What can you do while the experts debate whether we’re headed for a recession? Here are three strategies that can help you keep your sanity no matter what happens.

  1. Ignore the fear factor. The media likes to hype bad news. But because economic reports lag behind actual activity, recessions are often recognized only in retrospect, meaning attention-grabbing bad news may be old news.

    In addition, according to the National Bureau of Economic Research (NBER), recessions since World War II have been short-lived, averaging less than twelve months. So by the time a tightening economic cycle makes the headlines, the downslide may be more than halfway over.

    Stay tuned to reality. Instead of panicking over news reports, make and adjust your financial and investing plans using logic and common sense.

  1. Do your own research.
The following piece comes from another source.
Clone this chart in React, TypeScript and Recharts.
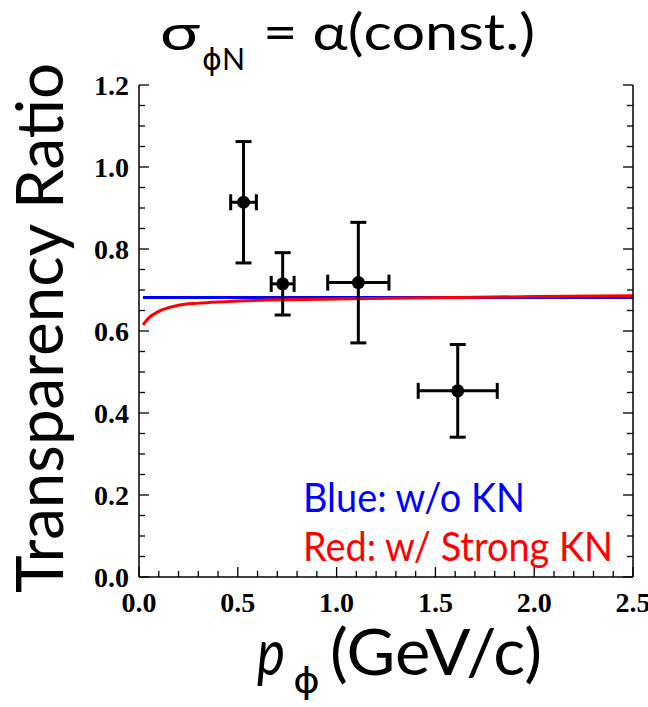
import React from "react";
import {
  ComposedChart,
  Line,
  Scatter,
  ErrorBar,
  XAxis,
  YAxis,
} from "recharts";

// measured points (p_phi in GeV/c, transparency ratio)
const pMomentum = [0.529, 0.727, 1.11, 1.613];
const pMomentumErr = [0.065, 0.058, 0.155, 0.2];
const ratio = [0.914, 0.715, 0.718, 0.454];
const ratioErr = [0.148, 0.076, 0.147, 0.113];

// blue: w/o KN
const blueX = [0.02, 2.5];
const blueY = [0.682, 0.682];

// red: w/ strong KN
const redX = [0.02, 0.05, 0.1, 0.15, 0.2, 0.3, 0.4, 0.5, 0.7, 1.0, 1.5, 2.0, 2.5];
const redY = [0.615, 0.632, 0.648, 0.657, 0.663, 0.668, 0.671, 0.673, 0.676, 0.678, 0.681, 0.684, 0.686];

const xTicks = [
  0, 0.1, 0.2, 0.3, 0.4, 0.5, 0.6, 0.7, 0.8, 0.9, 1.0, 1.1, 1.2, 1.3, 1.4, 1.5,
  1.6, 1.7, 1.8, 1.9, 2.0, 2.1, 2.2, 2.3, 2.4, 2.5,
];
const yTicks = [
  0, 0.05, 0.1, 0.15, 0.2, 0.25, 0.3, 0.35, 0.4, 0.45, 0.5, 0.55, 0.6, 0.65,
  0.7, 0.75, 0.8, 0.85, 0.9, 0.95, 1.0, 1.05, 1.1, 1.15, 1.2,
];

const points = pMomentum.map((x, i) => ({
  x,
  y: ratio[i],
  ex: pMomentumErr[i],
  ey: ratioErr[i],
}));
const blueData = blueX.map((x, i) => ({ x, y: blueY[i] }));
const redData = redX.map((x, i) => ({ x, y: redY[i] }));

const isMajorX = (v: number) => Math.abs(v * 2 - Math.round(v * 2)) < 1e-6;
const isMajorY = (v: number) => Math.abs(v * 5 - Math.round(v * 5)) < 1e-6;

const tickFont = {
  fontFamily: "'Liberation Serif', 'Times New Roman', serif",
  fontWeight: "bold" as const,
  fontSize: 28,
};

const BottomTick = (props: any) => {
  const { x, y, payload } = props;
  const major = isMajorX(payload.value);
  return (
    <g>
      <line x1={x} y1={y} x2={x} y2={y - (major ? 10 : 6)} stroke="#000" strokeWidth={1.3} />
      {major && (
        <text x={x} y={y + 35} textAnchor="middle" fill="#000" {...tickFont}>
          {payload.value.toFixed(1)}
        </text>
      )}
    </g>
  );
};

const TopTick = (props: any) => {
  const { x, y, payload } = props;
  const major = isMajorX(payload.value);
  return <line x1={x} y1={y} x2={x} y2={y + (major ? 10 : 6)} stroke="#000" strokeWidth={1.3} />;
};

const LeftTick = (props: any) => {
  const { x, y, payload } = props;
  const major = isMajorY(payload.value);
  return (
    <g>
      <line x1={x} y1={y} x2={x + (major ? 10 : 6)} y2={y} stroke="#000" strokeWidth={1.3} />
      {major && (
        <text x={x - 10} y={y + 10} textAnchor="end" fill="#000" {...tickFont}>
          {payload.value.toFixed(1)}
        </text>
      )}
    </g>
  );
};

const RightTick = (props: any) => {
  const { x, y, payload } = props;
  const major = isMajorY(payload.value);
  return <line x1={x} y1={y} x2={x - (major ? 10 : 6)} y2={y} stroke="#000" strokeWidth={1.3} />;
};

const Dot = (p: any) => <circle cx={p.cx} cy={p.cy} r={6.5} fill="#000" />;

const sans = "Lato, 'Open Sans', sans-serif";
const phiFont = "'DejaVu Sans', sans-serif";

export default function App() {
  return (
    <div style={{ position: "absolute", left: 0, top: 0, width: 648, height: 707, background: "#fff" }}>
      <ComposedChart
        width={648}
        height={707}
        margin={{ top: 85, right: 0, bottom: 0, left: 0 }}
      >
        <XAxis
          dataKey="x"
          type="number"
          domain={[0, 2.5]}
          ticks={xTicks}
          interval={0}
          height={130}
          tickSize={0}
          tickMargin={0}
          tick={<BottomTick />}
          axisLine={{ stroke: "#000", strokeWidth: 1.5 }}
          allowDataOverflow
        />
        <XAxis
          xAxisId="top"
          orientation="top"
          dataKey="x"
          type="number"
          domain={[0, 2.5]}
          ticks={xTicks}
          interval={0}
          height={0}
          tickSize={0}
          tickMargin={0}
          tick={<TopTick />}
          axisLine={{ stroke: "#000", strokeWidth: 1.5 }}
          allowDataOverflow
        />
        <YAxis
          type="number"
          domain={[0, 1.2]}
          ticks={yTicks}
          interval={0}
          width={139}
          tickSize={0}
          tickMargin={0}
          tick={<LeftTick />}
          axisLine={{ stroke: "#000", strokeWidth: 1.5 }}
          allowDataOverflow
        />
        <YAxis
          yAxisId="right"
          orientation="right"
          type="number"
          domain={[0, 1.2]}
          ticks={yTicks}
          interval={0}
          width={15}
          tickSize={0}
          tickMargin={0}
          tick={<RightTick />}
          axisLine={{ stroke: "#000", strokeWidth: 1.5 }}
          allowDataOverflow
        />
        <Line
          data={blueData}
          dataKey="y"
          type="linear"
          stroke="#0000ff"
          strokeWidth={3}
          dot={false}
          isAnimationActive={false}
        />
        <Line
          data={redData}
          dataKey="y"
          type="monotone"
          stroke="#ff0000"
          strokeWidth={3}
          dot={false}
          isAnimationActive={false}
        />
        <Scatter data={points} dataKey="y" shape={<Dot />} isAnimationActive={false}>
          <ErrorBar dataKey="ey" direction="y" width={8} stroke="#000" strokeWidth={3} isAnimationActive={false} />
          <ErrorBar dataKey="ex" direction="x" width={8} stroke="#000" strokeWidth={3} isAnimationActive={false} />
        </Scatter>
      </ComposedChart>
      <svg
        width={648}
        height={707}
        style={{ position: "absolute", left: 0, top: 0, pointerEvents: "none" }}
      >
        <g fontFamily={sans} fill="#000">
          <text x={160} y={50} fontSize={50} textLength={40} lengthAdjust="spacingAndGlyphs">σ</text>
          <text x={202} y={70} fontSize={30} textLength={43} lengthAdjust="spacingAndGlyphs">
            <tspan fontFamily={phiFont}>ϕ</tspan>N
          </text>
          <text x={263} y={50} fontSize={50} textLength={272} lengthAdjust="spacingAndGlyphs">= α(const.)</text>
          <text
            transform="translate(63,328) rotate(-90)"
            textAnchor="middle"
            fontSize={66}
            textLength={530}
            lengthAdjust="spacingAndGlyphs"
          >
            Transparency Ratio
          </text>
          <text x={257} y={675} fontSize={64} fontStyle="italic" textLength={28} lengthAdjust="spacingAndGlyphs">p</text>
          <text x={293} y={693} fontSize={36} fontFamily={phiFont} textLength={27} lengthAdjust="spacingAndGlyphs">ϕ</text>
          <text x={330} y={675} fontSize={64} textLength={212} lengthAdjust="spacingAndGlyphs">(GeV/c)</text>
        </g>
        <g fontFamily={sans} fontSize={40}>
          <text x={303} y={512} fill="#0000ff" textLength={222} lengthAdjust="spacingAndGlyphs">Blue: w/o KN</text>
          <text x={303} y={561} fill="#ff0000" textLength={310} lengthAdjust="spacingAndGlyphs">Red: w/ Strong KN</text>
        </g>
      </svg>
    </div>
  );
}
The formal definition of a recession is a period of two or more quarters of reduced economic activity. The NBER looks at aggregate economic activity for the US, and the information they use to identify recessions is readily available if you’re interested in seeking it out.

    But there’s an easier method. You can see what’s happening in the broader economy by simply looking around your everyday life. Are your investment yields decreasing? Are your friends and neighbors being laid off and having trouble finding new jobs? Are you spending less on purchases you “want” as opposed to those you “need”? The answers provide clues that can help you decide what you need to do to protect yourself.

  1. Set up an emergency fund. No matter what the economy does, having enough readily accessible cash in a savings or money market account to support yourself through a financial emergency is sound policy.

    How much you need depends on your personal situation. One way to decide: Judge how many months it will take you to find a new job. Then add up your monthly living expenses. Multiply the two for a reasonable estimate of the amount to set aside.